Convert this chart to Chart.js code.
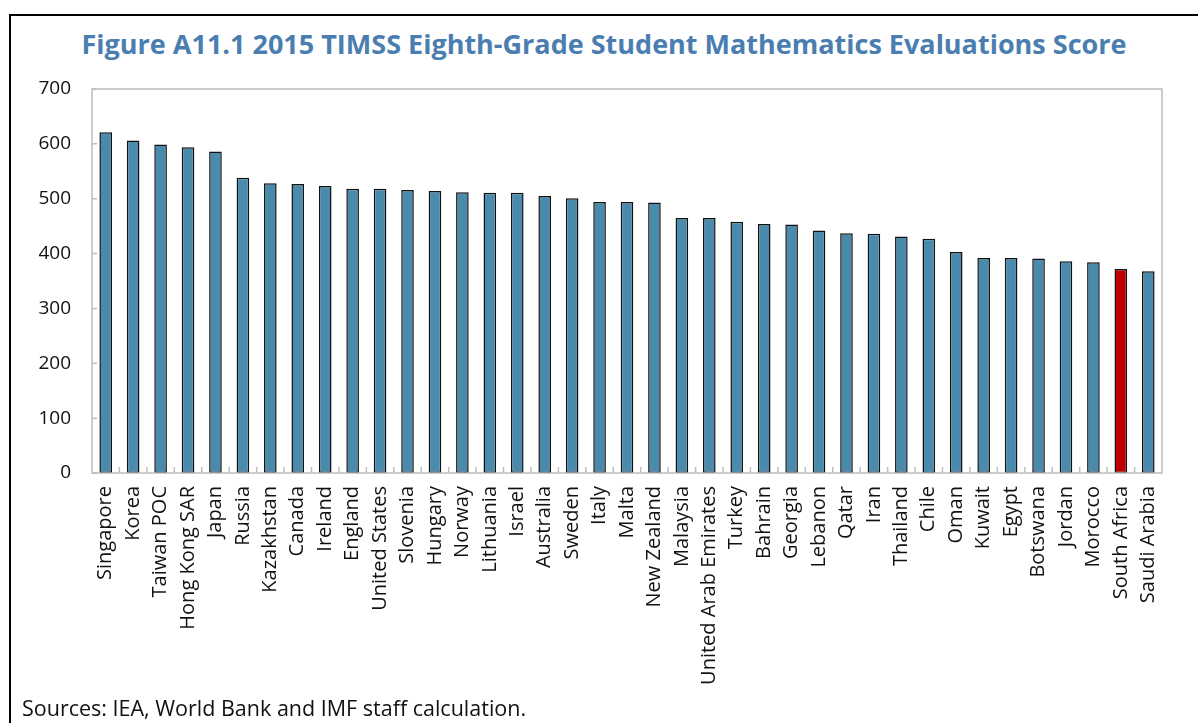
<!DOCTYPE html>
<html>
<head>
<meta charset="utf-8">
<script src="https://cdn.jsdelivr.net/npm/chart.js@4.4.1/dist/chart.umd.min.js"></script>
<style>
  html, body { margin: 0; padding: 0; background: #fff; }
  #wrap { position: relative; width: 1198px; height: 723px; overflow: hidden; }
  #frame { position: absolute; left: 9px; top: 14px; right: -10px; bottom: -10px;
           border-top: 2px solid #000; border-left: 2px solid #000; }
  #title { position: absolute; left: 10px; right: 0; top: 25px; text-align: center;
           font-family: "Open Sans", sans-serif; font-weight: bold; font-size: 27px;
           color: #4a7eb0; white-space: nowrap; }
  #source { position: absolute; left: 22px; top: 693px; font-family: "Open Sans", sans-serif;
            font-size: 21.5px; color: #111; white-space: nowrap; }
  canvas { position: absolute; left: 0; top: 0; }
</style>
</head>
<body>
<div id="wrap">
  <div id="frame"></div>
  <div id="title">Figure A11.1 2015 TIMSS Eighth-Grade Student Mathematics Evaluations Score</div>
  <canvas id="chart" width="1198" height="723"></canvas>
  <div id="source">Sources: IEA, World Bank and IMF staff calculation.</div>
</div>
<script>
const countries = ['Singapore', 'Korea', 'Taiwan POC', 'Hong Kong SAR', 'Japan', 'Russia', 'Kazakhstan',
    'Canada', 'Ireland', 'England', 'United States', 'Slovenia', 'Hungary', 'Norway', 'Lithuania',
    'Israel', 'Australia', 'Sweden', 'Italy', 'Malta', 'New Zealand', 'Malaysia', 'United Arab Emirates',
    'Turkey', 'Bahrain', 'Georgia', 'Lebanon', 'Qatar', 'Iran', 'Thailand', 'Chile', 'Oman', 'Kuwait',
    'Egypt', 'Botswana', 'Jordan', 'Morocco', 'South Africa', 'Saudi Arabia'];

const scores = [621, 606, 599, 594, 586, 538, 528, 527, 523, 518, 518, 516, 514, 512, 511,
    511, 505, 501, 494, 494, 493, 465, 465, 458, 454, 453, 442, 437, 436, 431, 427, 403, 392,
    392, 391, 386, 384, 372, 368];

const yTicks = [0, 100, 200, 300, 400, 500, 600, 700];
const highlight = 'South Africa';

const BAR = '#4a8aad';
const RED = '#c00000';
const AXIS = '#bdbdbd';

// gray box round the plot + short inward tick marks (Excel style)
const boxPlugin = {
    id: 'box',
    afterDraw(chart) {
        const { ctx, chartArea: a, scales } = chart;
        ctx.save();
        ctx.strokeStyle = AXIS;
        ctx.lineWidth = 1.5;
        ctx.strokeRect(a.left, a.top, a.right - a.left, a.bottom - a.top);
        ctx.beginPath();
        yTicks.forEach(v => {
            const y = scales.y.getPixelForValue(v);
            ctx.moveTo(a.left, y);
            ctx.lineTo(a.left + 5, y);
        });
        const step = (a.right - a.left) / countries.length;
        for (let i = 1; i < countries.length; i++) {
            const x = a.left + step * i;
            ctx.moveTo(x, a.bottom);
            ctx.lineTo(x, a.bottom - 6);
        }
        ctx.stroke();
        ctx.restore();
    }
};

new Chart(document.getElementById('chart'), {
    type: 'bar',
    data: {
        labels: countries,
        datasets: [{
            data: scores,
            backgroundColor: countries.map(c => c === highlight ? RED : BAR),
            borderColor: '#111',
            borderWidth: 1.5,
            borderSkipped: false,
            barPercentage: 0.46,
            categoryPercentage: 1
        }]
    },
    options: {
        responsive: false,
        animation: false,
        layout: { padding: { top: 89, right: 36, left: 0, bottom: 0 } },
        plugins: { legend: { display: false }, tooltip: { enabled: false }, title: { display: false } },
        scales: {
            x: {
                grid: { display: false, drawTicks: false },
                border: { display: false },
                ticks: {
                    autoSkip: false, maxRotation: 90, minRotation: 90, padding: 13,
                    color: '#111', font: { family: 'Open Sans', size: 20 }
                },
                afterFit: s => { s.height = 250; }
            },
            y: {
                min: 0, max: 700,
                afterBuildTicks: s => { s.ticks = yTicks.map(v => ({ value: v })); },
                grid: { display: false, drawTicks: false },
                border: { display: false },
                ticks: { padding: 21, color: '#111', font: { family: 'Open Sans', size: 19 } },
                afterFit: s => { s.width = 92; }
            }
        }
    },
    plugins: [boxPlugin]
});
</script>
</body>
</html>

^^^^

What you are asked to do: Output an exact copy of the material, with the pictures removed.

Reply:
Convert this chart to Chart.js code.
<!DOCTYPE html>
<html>
<head>
<meta charset="utf-8">
<script src="https://cdn.jsdelivr.net/npm/chart.js@4.4.1/dist/chart.umd.min.js"></script>
<style>
  html, body { margin: 0; padding: 0; background: #fff; }
  #wrap { position: relative; width: 1198px; height: 723px; overflow: hidden; }
  #frame { position: absolute; left: 9px; top: 14px; right: -10px; bottom: -10px;
           border-top: 2px solid #000; border-left: 2px solid #000; }
  #title { position: absolute; left: 10px; right: 0; top: 25px; text-align: center;
           font-family: "Open Sans", sans-serif; font-weight: bold; font-size: 27px;
           color: #4a7eb0; white-space: nowrap; }
  #source { position: absolute; left: 22px; top: 693px; font-family: "Open Sans", sans-serif;
            font-size: 21.5px; color: #111; white-space: nowrap; }
  canvas { position: absolute; left: 0; top: 0; }
</style>
</head>
<body>
<div id="wrap">
  <div id="frame"></div>
  <div id="title">Figure A11.1 2015 TIMSS Eighth-Grade Student Mathematics Evaluations Score</div>
  <canvas id="chart" width="1198" height="723"></canvas>
  <div id="source">Sources: IEA, World Bank and IMF staff calculation.</div>
</div>
<script>
const countries = ['Singapore', 'Korea', 'Taiwan POC', 'Hong Kong SAR', 'Japan', 'Russia', 'Kazakhstan',
    'Canada', 'Ireland', 'England', 'United States', 'Slovenia', 'Hungary', 'Norway', 'Lithuania',
    'Israel', 'Australia', 'Sweden', 'Italy', 'Malta', 'New Zealand', 'Malaysia', 'United Arab Emirates',
    'Turkey', 'Bahrain', 'Georgia', 'Lebanon', 'Qatar', 'Iran', 'Thailand', 'Chile', 'Oman', 'Kuwait',
    'Egypt', 'Botswana', 'Jordan', 'Morocco', 'South Africa', 'Saudi Arabia'];

const scores = [621, 606, 599, 594, 586, 538, 528, 527, 523, 518, 518, 516, 514, 512, 511,
    511, 505, 501, 494, 494, 493, 465, 465, 458, 454, 453, 442, 437, 436, 431, 427, 403, 392,
    392, 391, 386, 384, 372, 368];

const yTicks = [0, 100, 200, 300, 400, 500, 600, 700];
const highlight = 'South Africa';

const BAR = '#4a8aad';
const RED = '#c00000';
const AXIS = '#bdbdbd';

// gray box round the plot + short inward tick marks (Excel style)
const boxPlugin = {
    id: 'box',
    afterDraw(chart) {
        const { ctx, chartArea: a, scales } = chart;
        ctx.save();
        ctx.strokeStyle = AXIS;
        ctx.lineWidth = 1.5;
        ctx.strokeRect(a.left, a.top, a.right - a.left, a.bottom - a.top);
        ctx.beginPath();
        yTicks.forEach(v => {
            const y = scales.y.getPixelForValue(v);
            ctx.moveTo(a.left, y);
            ctx.lineTo(a.left + 5, y);
        });
        const step = (a.right - a.left) / countries.length;
        for (let i = 1; i < countries.length; i++) {
            const x = a.left + step * i;
            ctx.moveTo(x, a.bottom);
            ctx.lineTo(x, a.bottom - 6);
        }
        ctx.stroke();
        ctx.restore();
    }
};

new Chart(document.getElementById('chart'), {
    type: 'bar',
    data: {
        labels: countries,
        datasets: [{
            data: scores,
            backgroundColor: countries.map(c => c === highlight ? RED : BAR),
            borderColor: '#111',
            borderWidth: 1.5,
            borderSkipped: false,
            barPercentage: 0.46,
            categoryPercentage: 1
        }]
    },
    options: {
        responsive: false,
        animation: false,
        layout: { padding: { top: 89, right: 36, left: 0, bottom: 0 } },
        plugins: { legend: { display: false }, tooltip: { enabled: false }, title: { display: false } },
        scales: {
            x: {
                grid: { display: false, drawTicks: false },
                border: { display: false },
                ticks: {
                    autoSkip: false, maxRotation: 90, minRotation: 90, padding: 13,
                    color: '#111', font: { family: 'Open Sans', size: 20 }
                },
                afterFit: s => { s.height = 250; }
            },
            y: {
                min: 0, max: 700,
                afterBuildTicks: s => { s.ticks = yTicks.map(v => ({ value: v })); },
                grid: { display: false, drawTicks: false },
                border: { display: false },
                ticks: { padding: 21, color: '#111', font: { family: 'Open Sans', size: 19 } },
                afterFit: s => { s.width = 92; }
            }
        }
    },
    plugins: [boxPlugin]
});
</script>
</body>
</html>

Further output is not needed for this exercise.